> RECORD LIST:
****************
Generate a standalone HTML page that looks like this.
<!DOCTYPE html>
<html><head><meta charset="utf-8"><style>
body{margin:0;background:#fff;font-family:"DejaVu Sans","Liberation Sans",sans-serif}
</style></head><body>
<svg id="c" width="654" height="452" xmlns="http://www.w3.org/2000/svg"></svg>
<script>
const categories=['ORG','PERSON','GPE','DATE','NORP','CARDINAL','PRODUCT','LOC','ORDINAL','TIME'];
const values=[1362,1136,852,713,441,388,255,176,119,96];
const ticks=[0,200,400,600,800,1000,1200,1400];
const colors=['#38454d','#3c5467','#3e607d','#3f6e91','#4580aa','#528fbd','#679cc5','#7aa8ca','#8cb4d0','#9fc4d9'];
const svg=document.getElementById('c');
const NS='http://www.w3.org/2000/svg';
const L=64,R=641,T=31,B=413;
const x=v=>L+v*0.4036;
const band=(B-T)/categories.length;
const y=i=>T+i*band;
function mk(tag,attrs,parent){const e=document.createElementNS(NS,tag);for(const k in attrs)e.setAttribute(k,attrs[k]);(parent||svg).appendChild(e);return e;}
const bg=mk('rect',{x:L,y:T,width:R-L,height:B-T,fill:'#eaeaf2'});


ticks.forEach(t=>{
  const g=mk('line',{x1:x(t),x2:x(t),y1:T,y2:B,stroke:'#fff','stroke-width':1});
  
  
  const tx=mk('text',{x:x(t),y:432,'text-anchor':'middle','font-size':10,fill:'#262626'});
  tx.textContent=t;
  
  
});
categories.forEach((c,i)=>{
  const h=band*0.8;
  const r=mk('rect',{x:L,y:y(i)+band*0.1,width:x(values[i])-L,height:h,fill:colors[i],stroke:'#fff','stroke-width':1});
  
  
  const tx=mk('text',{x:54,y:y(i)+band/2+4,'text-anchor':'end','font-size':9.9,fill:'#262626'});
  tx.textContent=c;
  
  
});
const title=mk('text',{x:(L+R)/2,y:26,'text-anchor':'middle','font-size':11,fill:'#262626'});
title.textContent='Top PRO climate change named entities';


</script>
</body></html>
****************
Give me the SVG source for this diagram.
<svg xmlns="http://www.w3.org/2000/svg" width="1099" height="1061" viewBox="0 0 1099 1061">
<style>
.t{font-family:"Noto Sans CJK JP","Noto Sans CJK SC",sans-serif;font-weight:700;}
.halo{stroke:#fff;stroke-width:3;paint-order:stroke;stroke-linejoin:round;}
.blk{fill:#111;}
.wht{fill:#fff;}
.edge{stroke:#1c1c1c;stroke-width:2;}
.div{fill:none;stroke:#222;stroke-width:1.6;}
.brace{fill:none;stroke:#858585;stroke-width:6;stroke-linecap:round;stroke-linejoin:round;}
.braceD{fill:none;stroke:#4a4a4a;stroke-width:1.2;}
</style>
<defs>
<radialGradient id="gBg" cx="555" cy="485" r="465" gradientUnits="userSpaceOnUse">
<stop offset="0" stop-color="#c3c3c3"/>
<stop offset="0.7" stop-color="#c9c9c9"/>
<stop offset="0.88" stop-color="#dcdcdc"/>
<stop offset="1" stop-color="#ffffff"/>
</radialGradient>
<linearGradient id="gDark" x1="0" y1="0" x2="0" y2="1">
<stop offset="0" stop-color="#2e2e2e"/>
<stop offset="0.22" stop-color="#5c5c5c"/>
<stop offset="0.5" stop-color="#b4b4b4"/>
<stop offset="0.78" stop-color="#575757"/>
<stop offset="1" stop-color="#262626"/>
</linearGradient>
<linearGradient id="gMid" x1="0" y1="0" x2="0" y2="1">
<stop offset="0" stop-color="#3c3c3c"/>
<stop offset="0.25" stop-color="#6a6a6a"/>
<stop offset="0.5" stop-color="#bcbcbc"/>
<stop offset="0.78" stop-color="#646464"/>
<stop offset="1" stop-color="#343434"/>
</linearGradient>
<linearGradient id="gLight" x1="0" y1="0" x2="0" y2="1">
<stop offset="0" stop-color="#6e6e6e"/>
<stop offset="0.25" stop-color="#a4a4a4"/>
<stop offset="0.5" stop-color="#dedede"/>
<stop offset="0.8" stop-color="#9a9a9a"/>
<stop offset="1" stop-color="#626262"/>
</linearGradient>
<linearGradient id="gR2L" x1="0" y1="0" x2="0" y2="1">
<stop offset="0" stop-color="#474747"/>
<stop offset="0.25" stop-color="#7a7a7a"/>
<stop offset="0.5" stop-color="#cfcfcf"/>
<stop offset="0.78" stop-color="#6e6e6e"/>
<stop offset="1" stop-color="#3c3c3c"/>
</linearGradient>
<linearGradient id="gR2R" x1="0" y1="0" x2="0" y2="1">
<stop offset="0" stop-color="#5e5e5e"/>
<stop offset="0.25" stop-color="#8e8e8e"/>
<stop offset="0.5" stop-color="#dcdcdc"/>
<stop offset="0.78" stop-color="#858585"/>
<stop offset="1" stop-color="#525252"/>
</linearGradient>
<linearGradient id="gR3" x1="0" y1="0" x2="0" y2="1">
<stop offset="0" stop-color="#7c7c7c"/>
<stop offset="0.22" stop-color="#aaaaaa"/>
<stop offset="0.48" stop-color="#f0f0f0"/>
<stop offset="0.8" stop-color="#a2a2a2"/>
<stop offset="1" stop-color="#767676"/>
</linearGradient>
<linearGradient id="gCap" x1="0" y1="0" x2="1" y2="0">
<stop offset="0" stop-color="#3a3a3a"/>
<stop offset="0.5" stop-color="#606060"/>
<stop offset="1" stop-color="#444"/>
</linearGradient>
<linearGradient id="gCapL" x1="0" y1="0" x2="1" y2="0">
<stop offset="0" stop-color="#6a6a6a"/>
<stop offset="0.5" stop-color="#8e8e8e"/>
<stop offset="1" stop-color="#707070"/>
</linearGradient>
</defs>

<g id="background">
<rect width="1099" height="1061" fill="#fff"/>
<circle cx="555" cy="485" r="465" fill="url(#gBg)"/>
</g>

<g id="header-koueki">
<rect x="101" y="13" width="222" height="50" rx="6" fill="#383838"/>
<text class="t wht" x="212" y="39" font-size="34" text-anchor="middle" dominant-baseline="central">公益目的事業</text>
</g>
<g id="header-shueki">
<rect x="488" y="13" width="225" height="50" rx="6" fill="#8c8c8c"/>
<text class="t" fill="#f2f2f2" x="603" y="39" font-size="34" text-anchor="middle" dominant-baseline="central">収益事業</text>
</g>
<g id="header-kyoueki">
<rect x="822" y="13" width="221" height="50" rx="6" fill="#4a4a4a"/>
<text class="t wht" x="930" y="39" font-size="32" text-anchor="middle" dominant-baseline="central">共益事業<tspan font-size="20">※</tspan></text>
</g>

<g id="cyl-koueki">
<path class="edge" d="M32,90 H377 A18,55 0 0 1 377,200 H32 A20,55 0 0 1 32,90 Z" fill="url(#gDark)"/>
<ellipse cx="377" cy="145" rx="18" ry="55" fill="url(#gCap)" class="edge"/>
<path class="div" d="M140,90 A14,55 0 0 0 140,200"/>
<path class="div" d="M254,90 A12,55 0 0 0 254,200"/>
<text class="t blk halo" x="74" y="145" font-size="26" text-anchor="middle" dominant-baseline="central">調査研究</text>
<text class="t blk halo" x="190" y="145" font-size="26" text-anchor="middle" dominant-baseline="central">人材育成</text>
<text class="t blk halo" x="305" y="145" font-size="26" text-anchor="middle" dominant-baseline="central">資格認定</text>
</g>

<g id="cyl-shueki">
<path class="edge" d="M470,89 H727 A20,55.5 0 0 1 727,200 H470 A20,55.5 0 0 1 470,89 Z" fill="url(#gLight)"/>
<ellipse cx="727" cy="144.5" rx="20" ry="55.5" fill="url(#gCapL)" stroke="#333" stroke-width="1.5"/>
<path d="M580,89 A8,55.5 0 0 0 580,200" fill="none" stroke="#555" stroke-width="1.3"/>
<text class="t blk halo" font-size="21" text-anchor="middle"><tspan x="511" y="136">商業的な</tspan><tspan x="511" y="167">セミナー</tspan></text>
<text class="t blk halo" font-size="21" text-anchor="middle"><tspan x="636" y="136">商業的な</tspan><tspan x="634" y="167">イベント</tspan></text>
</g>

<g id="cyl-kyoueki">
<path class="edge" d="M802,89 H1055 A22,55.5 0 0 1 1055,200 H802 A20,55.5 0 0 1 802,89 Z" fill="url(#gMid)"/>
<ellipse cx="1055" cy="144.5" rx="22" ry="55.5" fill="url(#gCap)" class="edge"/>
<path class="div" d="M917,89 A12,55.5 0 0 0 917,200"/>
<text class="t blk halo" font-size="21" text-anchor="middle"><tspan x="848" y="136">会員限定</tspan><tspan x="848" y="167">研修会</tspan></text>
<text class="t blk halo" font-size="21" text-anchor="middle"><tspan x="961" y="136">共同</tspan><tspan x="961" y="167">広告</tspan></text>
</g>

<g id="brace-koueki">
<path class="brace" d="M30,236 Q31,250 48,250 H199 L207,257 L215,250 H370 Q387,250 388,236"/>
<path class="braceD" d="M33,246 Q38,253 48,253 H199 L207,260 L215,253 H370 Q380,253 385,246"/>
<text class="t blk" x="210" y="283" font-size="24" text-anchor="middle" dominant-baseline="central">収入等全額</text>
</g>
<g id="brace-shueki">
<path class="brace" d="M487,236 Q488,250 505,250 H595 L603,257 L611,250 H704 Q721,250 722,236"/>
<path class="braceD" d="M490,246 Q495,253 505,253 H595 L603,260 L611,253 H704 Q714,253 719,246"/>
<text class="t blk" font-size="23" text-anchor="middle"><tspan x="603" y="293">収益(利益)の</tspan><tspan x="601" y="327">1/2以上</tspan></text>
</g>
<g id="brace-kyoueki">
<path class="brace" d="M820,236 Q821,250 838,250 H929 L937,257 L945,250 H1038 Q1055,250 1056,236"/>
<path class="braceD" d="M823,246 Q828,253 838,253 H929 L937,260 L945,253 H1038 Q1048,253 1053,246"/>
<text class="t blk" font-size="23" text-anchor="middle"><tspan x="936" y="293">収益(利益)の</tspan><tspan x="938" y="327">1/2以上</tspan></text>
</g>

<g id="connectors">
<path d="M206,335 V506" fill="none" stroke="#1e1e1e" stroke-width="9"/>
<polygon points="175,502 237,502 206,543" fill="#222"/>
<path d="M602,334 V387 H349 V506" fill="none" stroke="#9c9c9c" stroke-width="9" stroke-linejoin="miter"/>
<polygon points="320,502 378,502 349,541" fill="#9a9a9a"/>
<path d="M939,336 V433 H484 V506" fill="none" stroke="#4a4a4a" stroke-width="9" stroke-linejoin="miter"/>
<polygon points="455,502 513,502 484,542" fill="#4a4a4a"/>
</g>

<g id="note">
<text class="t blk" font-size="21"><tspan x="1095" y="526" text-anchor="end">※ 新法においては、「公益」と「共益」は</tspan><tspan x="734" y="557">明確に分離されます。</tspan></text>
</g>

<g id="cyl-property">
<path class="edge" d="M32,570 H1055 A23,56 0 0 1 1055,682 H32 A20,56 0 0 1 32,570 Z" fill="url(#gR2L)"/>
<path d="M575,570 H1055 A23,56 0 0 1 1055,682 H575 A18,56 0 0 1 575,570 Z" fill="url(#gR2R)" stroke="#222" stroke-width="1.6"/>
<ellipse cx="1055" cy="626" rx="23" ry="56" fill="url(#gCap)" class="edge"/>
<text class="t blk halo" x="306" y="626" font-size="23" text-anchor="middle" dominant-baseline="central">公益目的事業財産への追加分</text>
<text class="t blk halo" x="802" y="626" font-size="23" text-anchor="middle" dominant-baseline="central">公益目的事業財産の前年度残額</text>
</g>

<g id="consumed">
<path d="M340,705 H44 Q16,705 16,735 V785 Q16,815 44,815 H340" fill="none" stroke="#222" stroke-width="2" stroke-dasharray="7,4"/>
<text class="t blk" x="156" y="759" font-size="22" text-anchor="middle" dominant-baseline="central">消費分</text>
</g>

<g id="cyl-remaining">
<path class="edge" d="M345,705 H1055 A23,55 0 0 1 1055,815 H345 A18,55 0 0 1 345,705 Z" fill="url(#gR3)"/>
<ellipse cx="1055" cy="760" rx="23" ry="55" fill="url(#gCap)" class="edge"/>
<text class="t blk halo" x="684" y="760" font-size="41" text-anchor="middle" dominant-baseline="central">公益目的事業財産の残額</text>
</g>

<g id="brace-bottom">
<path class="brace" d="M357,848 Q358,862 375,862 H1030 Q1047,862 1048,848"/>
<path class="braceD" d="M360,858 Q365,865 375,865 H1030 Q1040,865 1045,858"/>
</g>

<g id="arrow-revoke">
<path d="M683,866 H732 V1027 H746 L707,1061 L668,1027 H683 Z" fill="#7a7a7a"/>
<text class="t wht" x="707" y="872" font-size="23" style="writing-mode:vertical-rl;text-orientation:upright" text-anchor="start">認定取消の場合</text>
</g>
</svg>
****************
> SET PROBLEM: From the entries above, give again exactly the lines running from the line with "Generate a standalone" to the line with "tx.textContent=c;"; include both of those lines.

> SOLUTION TO THE PROBLEM:
Generate a standalone HTML page that looks like this.
<!DOCTYPE html>
<html><head><meta charset="utf-8"><style>
body{margin:0;background:#fff;font-family:"DejaVu Sans","Liberation Sans",sans-serif}
</style></head><body>
<svg id="c" width="654" height="452" xmlns="http://www.w3.org/2000/svg"></svg>
<script>
const categories=['ORG','PERSON','GPE','DATE','NORP','CARDINAL','PRODUCT','LOC','ORDINAL','TIME'];
const values=[1362,1136,852,713,441,388,255,176,119,96];
const ticks=[0,200,400,600,800,1000,1200,1400];
const colors=['#38454d','#3c5467','#3e607d','#3f6e91','#4580aa','#528fbd','#679cc5','#7aa8ca','#8cb4d0','#9fc4d9'];
const svg=document.getElementById('c');
const NS='http://www.w3.org/2000/svg';
const L=64,R=641,T=31,B=413;
const x=v=>L+v*0.4036;
const band=(B-T)/categories.length;
const y=i=>T+i*band;
function mk(tag,attrs,parent){const e=document.createElementNS(NS,tag);for(const k in attrs)e.setAttribute(k,attrs[k]);(parent||svg).appendChild(e);return e;}
const bg=mk('rect',{x:L,y:T,width:R-L,height:B-T,fill:'#eaeaf2'});


ticks.forEach(t=>{
  const g=mk('line',{x1:x(t),x2:x(t),y1:T,y2:B,stroke:'#fff','stroke-width':1});
  
  
  const tx=mk('text',{x:x(t),y:432,'text-anchor':'middle','font-size':10,fill:'#262626'});
  tx.textContent=t;
  
  
});
categories.forEach((c,i)=>{
  const h=band*0.8;
  const r=mk('rect',{x:L,y:y(i)+band*0.1,width:x(values[i])-L,height:h,fill:colors[i],stroke:'#fff','stroke-width':1});
  
  
  const tx=mk('text',{x:54,y:y(i)+band/2+4,'text-anchor':'end','font-size':9.9,fill:'#262626'});
  tx.textContent=c;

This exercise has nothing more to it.